**Task description**
Print nothing but the lines from the start of the listing below through the line that contains "rotation=45, ha='right', va='top', rotation_mode='anchor')". Do not include the pictures.

**Dataset section**
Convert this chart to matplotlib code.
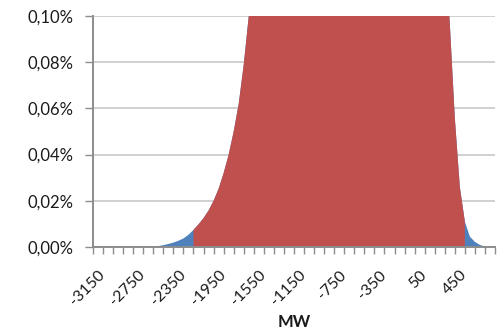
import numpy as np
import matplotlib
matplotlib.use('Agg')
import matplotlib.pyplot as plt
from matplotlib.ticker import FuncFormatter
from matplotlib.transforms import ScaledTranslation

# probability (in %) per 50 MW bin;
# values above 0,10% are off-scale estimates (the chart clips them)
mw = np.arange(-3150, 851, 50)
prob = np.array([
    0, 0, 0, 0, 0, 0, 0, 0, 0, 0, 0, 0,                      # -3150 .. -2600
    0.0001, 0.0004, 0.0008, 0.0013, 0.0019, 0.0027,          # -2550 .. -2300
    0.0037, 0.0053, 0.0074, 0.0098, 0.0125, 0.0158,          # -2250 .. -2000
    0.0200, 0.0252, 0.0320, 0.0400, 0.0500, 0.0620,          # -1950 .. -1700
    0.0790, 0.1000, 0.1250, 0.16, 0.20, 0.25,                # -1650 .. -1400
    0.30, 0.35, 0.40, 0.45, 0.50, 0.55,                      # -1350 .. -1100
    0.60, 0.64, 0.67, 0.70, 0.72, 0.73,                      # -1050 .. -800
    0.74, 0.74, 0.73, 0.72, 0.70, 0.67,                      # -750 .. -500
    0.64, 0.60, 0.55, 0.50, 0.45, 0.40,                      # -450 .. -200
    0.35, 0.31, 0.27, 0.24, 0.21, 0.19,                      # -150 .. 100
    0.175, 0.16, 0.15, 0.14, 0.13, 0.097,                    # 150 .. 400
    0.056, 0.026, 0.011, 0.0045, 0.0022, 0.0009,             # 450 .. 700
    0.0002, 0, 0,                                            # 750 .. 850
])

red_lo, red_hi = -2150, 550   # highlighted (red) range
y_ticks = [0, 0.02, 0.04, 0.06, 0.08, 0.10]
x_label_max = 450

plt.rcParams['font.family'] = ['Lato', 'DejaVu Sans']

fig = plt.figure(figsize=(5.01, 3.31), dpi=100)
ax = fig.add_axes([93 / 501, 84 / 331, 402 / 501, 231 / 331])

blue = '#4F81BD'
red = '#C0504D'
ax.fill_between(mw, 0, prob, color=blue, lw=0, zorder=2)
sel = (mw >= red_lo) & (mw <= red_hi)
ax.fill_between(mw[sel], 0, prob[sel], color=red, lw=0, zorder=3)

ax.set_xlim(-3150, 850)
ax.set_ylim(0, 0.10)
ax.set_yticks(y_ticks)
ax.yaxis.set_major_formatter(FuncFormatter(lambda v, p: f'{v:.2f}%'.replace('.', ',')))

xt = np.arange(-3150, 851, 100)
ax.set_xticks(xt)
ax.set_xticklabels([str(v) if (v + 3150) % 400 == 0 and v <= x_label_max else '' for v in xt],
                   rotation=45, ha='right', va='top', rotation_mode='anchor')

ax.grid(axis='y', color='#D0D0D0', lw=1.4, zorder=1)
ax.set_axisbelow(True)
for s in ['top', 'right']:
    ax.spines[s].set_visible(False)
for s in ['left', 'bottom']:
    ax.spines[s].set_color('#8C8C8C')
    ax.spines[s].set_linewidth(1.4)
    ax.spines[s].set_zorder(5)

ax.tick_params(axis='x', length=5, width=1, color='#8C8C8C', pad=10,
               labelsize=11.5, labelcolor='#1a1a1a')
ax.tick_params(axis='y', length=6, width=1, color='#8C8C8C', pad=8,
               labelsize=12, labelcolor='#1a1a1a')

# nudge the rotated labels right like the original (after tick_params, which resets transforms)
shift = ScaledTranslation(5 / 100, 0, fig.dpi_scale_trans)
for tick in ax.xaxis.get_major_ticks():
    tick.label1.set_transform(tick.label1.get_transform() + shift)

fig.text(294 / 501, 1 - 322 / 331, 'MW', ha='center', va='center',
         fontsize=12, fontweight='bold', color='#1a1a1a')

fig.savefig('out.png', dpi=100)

**Written solution**
Convert this chart to matplotlib code.
import numpy as np
import matplotlib
matplotlib.use('Agg')
import matplotlib.pyplot as plt
from matplotlib.ticker import FuncFormatter
from matplotlib.transforms import ScaledTranslation

# probability (in %) per 50 MW bin;
# values above 0,10% are off-scale estimates (the chart clips them)
mw = np.arange(-3150, 851, 50)
prob = np.array([
    0, 0, 0, 0, 0, 0, 0, 0, 0, 0, 0, 0,                      # -3150 .. -2600
    0.0001, 0.0004, 0.0008, 0.0013, 0.0019, 0.0027,          # -2550 .. -2300
    0.0037, 0.0053, 0.0074, 0.0098, 0.0125, 0.0158,          # -2250 .. -2000
    0.0200, 0.0252, 0.0320, 0.0400, 0.0500, 0.0620,          # -1950 .. -1700
    0.0790, 0.1000, 0.1250, 0.16, 0.20, 0.25,                # -1650 .. -1400
    0.30, 0.35, 0.40, 0.45, 0.50, 0.55,                      # -1350 .. -1100
    0.60, 0.64, 0.67, 0.70, 0.72, 0.73,                      # -1050 .. -800
    0.74, 0.74, 0.73, 0.72, 0.70, 0.67,                      # -750 .. -500
    0.64, 0.60, 0.55, 0.50, 0.45, 0.40,                      # -450 .. -200
    0.35, 0.31, 0.27, 0.24, 0.21, 0.19,                      # -150 .. 100
    0.175, 0.16, 0.15, 0.14, 0.13, 0.097,                    # 150 .. 400
    0.056, 0.026, 0.011, 0.0045, 0.0022, 0.0009,             # 450 .. 700
    0.0002, 0, 0,                                            # 750 .. 850
])

red_lo, red_hi = -2150, 550   # highlighted (red) range
y_ticks = [0, 0.02, 0.04, 0.06, 0.08, 0.10]
x_label_max = 450

plt.rcParams['font.family'] = ['Lato', 'DejaVu Sans']

fig = plt.figure(figsize=(5.01, 3.31), dpi=100)
ax = fig.add_axes([93 / 501, 84 / 331, 402 / 501, 231 / 331])

blue = '#4F81BD'
red = '#C0504D'
ax.fill_between(mw, 0, prob, color=blue, lw=0, zorder=2)
sel = (mw >= red_lo) & (mw <= red_hi)
ax.fill_between(mw[sel], 0, prob[sel], color=red, lw=0, zorder=3)

ax.set_xlim(-3150, 850)
ax.set_ylim(0, 0.10)
ax.set_yticks(y_ticks)
ax.yaxis.set_major_formatter(FuncFormatter(lambda v, p: f'{v:.2f}%'.replace('.', ',')))

xt = np.arange(-3150, 851, 100)
ax.set_xticks(xt)
ax.set_xticklabels([str(v) if (v + 3150) % 400 == 0 and v <= x_label_max else '' for v in xt],
                   rotation=45, ha='right', va='top', rotation_mode='anchor')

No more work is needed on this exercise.